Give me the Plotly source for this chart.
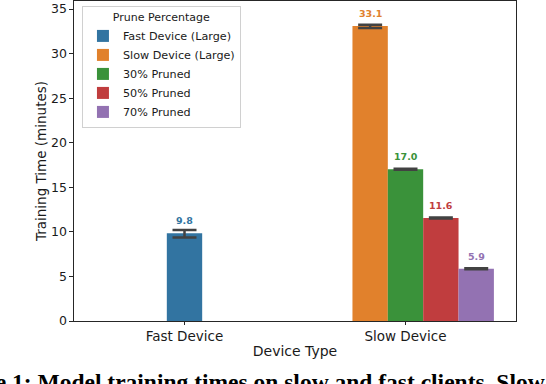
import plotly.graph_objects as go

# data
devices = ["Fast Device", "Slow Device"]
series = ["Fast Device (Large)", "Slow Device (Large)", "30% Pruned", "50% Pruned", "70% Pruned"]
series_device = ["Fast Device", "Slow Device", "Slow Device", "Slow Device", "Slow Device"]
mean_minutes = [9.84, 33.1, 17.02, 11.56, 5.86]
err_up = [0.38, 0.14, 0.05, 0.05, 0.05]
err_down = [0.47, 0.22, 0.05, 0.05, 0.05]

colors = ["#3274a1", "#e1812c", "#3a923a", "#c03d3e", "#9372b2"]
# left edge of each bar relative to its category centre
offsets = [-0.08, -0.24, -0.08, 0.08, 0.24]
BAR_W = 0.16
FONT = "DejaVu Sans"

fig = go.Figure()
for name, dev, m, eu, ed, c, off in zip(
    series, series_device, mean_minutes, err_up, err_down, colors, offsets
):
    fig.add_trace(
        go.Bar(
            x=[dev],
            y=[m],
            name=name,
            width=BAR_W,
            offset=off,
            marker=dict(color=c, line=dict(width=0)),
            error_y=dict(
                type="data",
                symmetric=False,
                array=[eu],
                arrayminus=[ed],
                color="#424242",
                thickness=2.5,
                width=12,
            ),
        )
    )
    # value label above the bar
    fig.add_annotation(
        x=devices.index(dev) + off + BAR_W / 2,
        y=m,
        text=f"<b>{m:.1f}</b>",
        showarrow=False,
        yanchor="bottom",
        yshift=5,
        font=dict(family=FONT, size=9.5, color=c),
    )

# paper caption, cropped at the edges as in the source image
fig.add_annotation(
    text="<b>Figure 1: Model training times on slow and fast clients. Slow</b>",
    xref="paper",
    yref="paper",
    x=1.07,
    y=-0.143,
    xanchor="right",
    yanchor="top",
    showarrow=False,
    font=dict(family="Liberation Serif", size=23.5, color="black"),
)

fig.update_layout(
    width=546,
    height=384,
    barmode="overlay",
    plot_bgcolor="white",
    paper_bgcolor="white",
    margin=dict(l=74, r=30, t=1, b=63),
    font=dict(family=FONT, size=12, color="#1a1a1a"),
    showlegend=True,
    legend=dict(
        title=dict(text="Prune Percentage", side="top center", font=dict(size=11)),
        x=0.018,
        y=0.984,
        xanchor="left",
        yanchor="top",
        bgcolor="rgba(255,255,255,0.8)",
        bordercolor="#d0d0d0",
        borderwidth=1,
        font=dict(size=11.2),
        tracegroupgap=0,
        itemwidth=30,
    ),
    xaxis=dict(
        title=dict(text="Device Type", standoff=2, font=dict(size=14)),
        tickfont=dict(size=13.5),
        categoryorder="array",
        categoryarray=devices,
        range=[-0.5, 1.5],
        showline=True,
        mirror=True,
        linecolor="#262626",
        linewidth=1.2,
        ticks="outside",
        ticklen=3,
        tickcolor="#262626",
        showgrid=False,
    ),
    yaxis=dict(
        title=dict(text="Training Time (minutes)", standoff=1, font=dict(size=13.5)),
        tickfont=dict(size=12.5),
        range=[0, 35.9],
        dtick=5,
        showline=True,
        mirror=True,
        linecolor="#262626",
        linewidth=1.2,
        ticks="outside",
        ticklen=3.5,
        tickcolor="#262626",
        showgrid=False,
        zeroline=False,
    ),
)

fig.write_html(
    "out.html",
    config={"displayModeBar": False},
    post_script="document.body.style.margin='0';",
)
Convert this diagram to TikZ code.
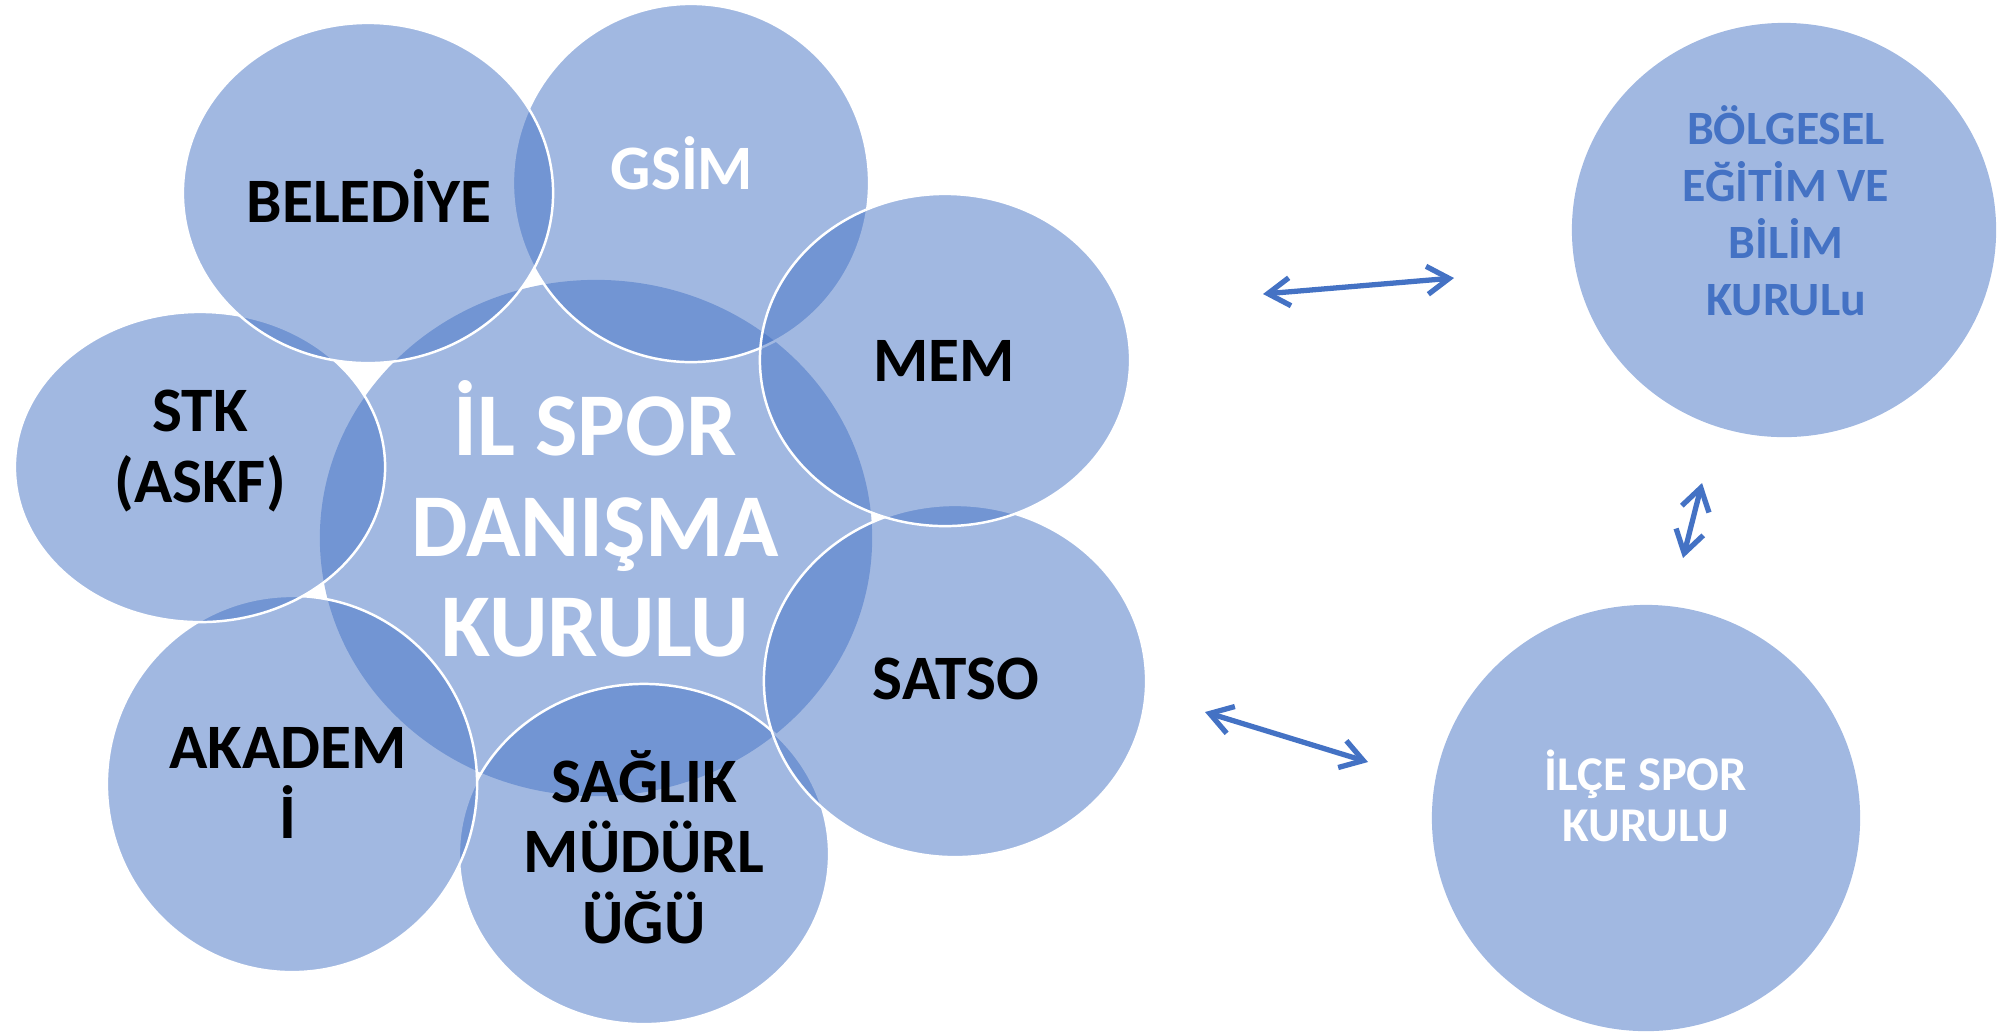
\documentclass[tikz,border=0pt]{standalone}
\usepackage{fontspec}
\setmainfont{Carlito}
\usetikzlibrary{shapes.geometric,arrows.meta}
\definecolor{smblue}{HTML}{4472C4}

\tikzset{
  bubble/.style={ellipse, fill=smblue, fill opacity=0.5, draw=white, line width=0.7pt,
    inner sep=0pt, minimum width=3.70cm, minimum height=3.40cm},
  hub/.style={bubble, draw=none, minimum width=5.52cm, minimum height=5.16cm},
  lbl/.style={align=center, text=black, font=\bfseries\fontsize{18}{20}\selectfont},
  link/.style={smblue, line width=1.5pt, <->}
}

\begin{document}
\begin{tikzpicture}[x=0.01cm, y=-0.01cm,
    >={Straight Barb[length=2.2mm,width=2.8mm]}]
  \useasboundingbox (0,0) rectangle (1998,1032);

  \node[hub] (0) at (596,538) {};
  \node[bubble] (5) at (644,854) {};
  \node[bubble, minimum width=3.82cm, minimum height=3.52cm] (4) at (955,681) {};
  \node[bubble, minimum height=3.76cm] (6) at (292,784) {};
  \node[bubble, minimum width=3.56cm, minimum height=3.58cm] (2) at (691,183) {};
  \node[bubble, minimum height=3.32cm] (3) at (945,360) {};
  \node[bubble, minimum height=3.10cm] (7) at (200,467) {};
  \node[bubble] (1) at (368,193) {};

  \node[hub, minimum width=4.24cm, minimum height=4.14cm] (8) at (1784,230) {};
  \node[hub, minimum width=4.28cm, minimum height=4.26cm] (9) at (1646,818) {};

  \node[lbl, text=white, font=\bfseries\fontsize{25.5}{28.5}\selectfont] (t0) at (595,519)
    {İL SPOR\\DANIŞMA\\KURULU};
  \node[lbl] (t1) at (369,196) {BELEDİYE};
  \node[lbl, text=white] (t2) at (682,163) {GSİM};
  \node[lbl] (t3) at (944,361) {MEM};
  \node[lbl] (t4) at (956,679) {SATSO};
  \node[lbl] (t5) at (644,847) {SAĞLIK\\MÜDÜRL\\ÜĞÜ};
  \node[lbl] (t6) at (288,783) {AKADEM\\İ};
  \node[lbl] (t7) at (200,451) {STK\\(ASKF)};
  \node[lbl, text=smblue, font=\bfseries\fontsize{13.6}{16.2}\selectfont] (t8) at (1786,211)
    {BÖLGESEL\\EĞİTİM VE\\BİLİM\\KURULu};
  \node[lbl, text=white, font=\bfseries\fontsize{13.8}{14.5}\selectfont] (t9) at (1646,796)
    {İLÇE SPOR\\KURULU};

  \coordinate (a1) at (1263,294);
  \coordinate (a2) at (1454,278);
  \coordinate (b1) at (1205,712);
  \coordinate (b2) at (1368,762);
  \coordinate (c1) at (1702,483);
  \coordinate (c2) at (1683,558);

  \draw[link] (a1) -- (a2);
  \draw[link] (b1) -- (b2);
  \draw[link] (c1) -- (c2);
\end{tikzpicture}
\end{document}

## Task details
Make an exact copy of all the material, but keep the pictures out of it.

## Solution for this problem
Give me the Plotly source for this chart.
import plotly.graph_objects as go

# data
devices = ["Fast Device", "Slow Device"]
series = ["Fast Device (Large)", "Slow Device (Large)", "30% Pruned", "50% Pruned", "70% Pruned"]
series_device = ["Fast Device", "Slow Device", "Slow Device", "Slow Device", "Slow Device"]
mean_minutes = [9.84, 33.1, 17.02, 11.56, 5.86]
err_up = [0.38, 0.14, 0.05, 0.05, 0.05]
err_down = [0.47, 0.22, 0.05, 0.05, 0.05]

colors = ["#3274a1", "#e1812c", "#3a923a", "#c03d3e", "#9372b2"]
# left edge of each bar relative to its category centre
offsets = [-0.08, -0.24, -0.08, 0.08, 0.24]
BAR_W = 0.16
FONT = "DejaVu Sans"

fig = go.Figure()
for name, dev, m, eu, ed, c, off in zip(
    series, series_device, mean_minutes, err_up, err_down, colors, offsets
):
    fig.add_trace(
        go.Bar(
            x=[dev],
            y=[m],
            name=name,
            width=BAR_W,
            offset=off,
            marker=dict(color=c, line=dict(width=0)),
            error_y=dict(
                type="data",
                symmetric=False,
                array=[eu],
                arrayminus=[ed],
                color="#424242",
                thickness=2.5,
                width=12,
            ),
        )
    )
    # value label above the bar
    fig.add_annotation(
        x=devices.index(dev) + off + BAR_W / 2,
        y=m,
        text=f"<b>{m:.1f}</b>",
        showarrow=False,
        yanchor="bottom",
        yshift=5,
        font=dict(family=FONT, size=9.5, color=c),
    )

# paper caption, cropped at the edges as in the source image
fig.add_annotation(
    text="<b>Figure 1: Model training times on slow and fast clients. Slow</b>",
    xref="paper",
    yref="paper",
    x=1.07,
    y=-0.143,
    xanchor="right",
    yanchor="top",
    showarrow=False,
    font=dict(family="Liberation Serif", size=23.5, color="black"),
)

fig.update_layout(
    width=546,
    height=384,
    barmode="overlay",
    plot_bgcolor="white",
    paper_bgcolor="white",
    margin=dict(l=74, r=30, t=1, b=63),
    font=dict(family=FONT, size=12, color="#1a1a1a"),
    showlegend=True,
    legend=dict(
        title=dict(text="Prune Percentage", side="top center", font=dict(size=11)),
        x=0.018,
        y=0.984,
        xanchor="left",
        yanchor="top",
        bgcolor="rgba(255,255,255,0.8)",
        bordercolor="#d0d0d0",
        borderwidth=1,
        font=dict(size=11.2),
        tracegroupgap=0,
        itemwidth=30,
    ),
    xaxis=dict(
        title=dict(text="Device Type", standoff=2, font=dict(size=14)),
        tickfont=dict(size=13.5),
        categoryorder="array",
        categoryarray=devices,
        range=[-0.5, 1.5],
        showline=True,
        mirror=True,
        linecolor="#262626",
        linewidth=1.2,
        ticks="outside",
        ticklen=3,
        tickcolor="#262626",
        showgrid=False,
    ),
    yaxis=dict(
        title=dict(text="Training Time (minutes)", standoff=1, font=dict(size=13.5)),
        tickfont=dict(size=12.5),
        range=[0, 35.9],
        dtick=5,
        showline=True,
        mirror=True,
        linecolor="#262626",
        linewidth=1.2,
        ticks="outside",
        ticklen=3.5,
        tickcolor="#262626",
        showgrid=False,
        zeroline=False,
    ),
)

fig.write_html(
    "out.html",
    config={"displayModeBar": False},
    post_script="document.body.style.margin='0';",
)
Convert this diagram to TikZ code.
\documentclass[tikz,border=0pt]{standalone}
\usepackage{fontspec}
\setmainfont{Carlito}
\usetikzlibrary{shapes.geometric,arrows.meta}
\definecolor{smblue}{HTML}{4472C4}

\tikzset{
  bubble/.style={ellipse, fill=smblue, fill opacity=0.5, draw=white, line width=0.7pt,
    inner sep=0pt, minimum width=3.70cm, minimum height=3.40cm},
  hub/.style={bubble, draw=none, minimum width=5.52cm, minimum height=5.16cm},
  lbl/.style={align=center, text=black, font=\bfseries\fontsize{18}{20}\selectfont},
  link/.style={smblue, line width=1.5pt, <->}
}

\begin{document}
\begin{tikzpicture}[x=0.01cm, y=-0.01cm,
    >={Straight Barb[length=2.2mm,width=2.8mm]}]
  \useasboundingbox (0,0) rectangle (1998,1032);

  \node[hub] (0) at (596,538) {};
  \node[bubble] (5) at (644,854) {};
  \node[bubble, minimum width=3.82cm, minimum height=3.52cm] (4) at (955,681) {};
  \node[bubble, minimum height=3.76cm] (6) at (292,784) {};
  \node[bubble, minimum width=3.56cm, minimum height=3.58cm] (2) at (691,183) {};
  \node[bubble, minimum height=3.32cm] (3) at (945,360) {};
  \node[bubble, minimum height=3.10cm] (7) at (200,467) {};
  \node[bubble] (1) at (368,193) {};

  \node[hub, minimum width=4.24cm, minimum height=4.14cm] (8) at (1784,230) {};
  \node[hub, minimum width=4.28cm, minimum height=4.26cm] (9) at (1646,818) {};

  \node[lbl, text=white, font=\bfseries\fontsize{25.5}{28.5}\selectfont] (t0) at (595,519)
    {İL SPOR\\DANIŞMA\\KURULU};
  \node[lbl] (t1) at (369,196) {BELEDİYE};
  \node[lbl, text=white] (t2) at (682,163) {GSİM};
  \node[lbl] (t3) at (944,361) {MEM};
  \node[lbl] (t4) at (956,679) {SATSO};
  \node[lbl] (t5) at (644,847) {SAĞLIK\\MÜDÜRL\\ÜĞÜ};
  \node[lbl] (t6) at (288,783) {AKADEM\\İ};
  \node[lbl] (t7) at (200,451) {STK\\(ASKF)};
  \node[lbl, text=smblue, font=\bfseries\fontsize{13.6}{16.2}\selectfont] (t8) at (1786,211)
    {BÖLGESEL\\EĞİTİM VE\\BİLİM\\KURULu};
  \node[lbl, text=white, font=\bfseries\fontsize{13.8}{14.5}\selectfont] (t9) at (1646,796)
    {İLÇE SPOR\\KURULU};

  \coordinate (a1) at (1263,294);
  \coordinate (a2) at (1454,278);
  \coordinate (b1) at (1205,712);
  \coordinate (b2) at (1368,762);
  \coordinate (c1) at (1702,483);
  \coordinate (c2) at (1683,558);

  \draw[link] (a1) -- (a2);
  \draw[link] (b1) -- (b2);
  \draw[link] (c1) -- (c2);
\end{tikzpicture}
\end{document}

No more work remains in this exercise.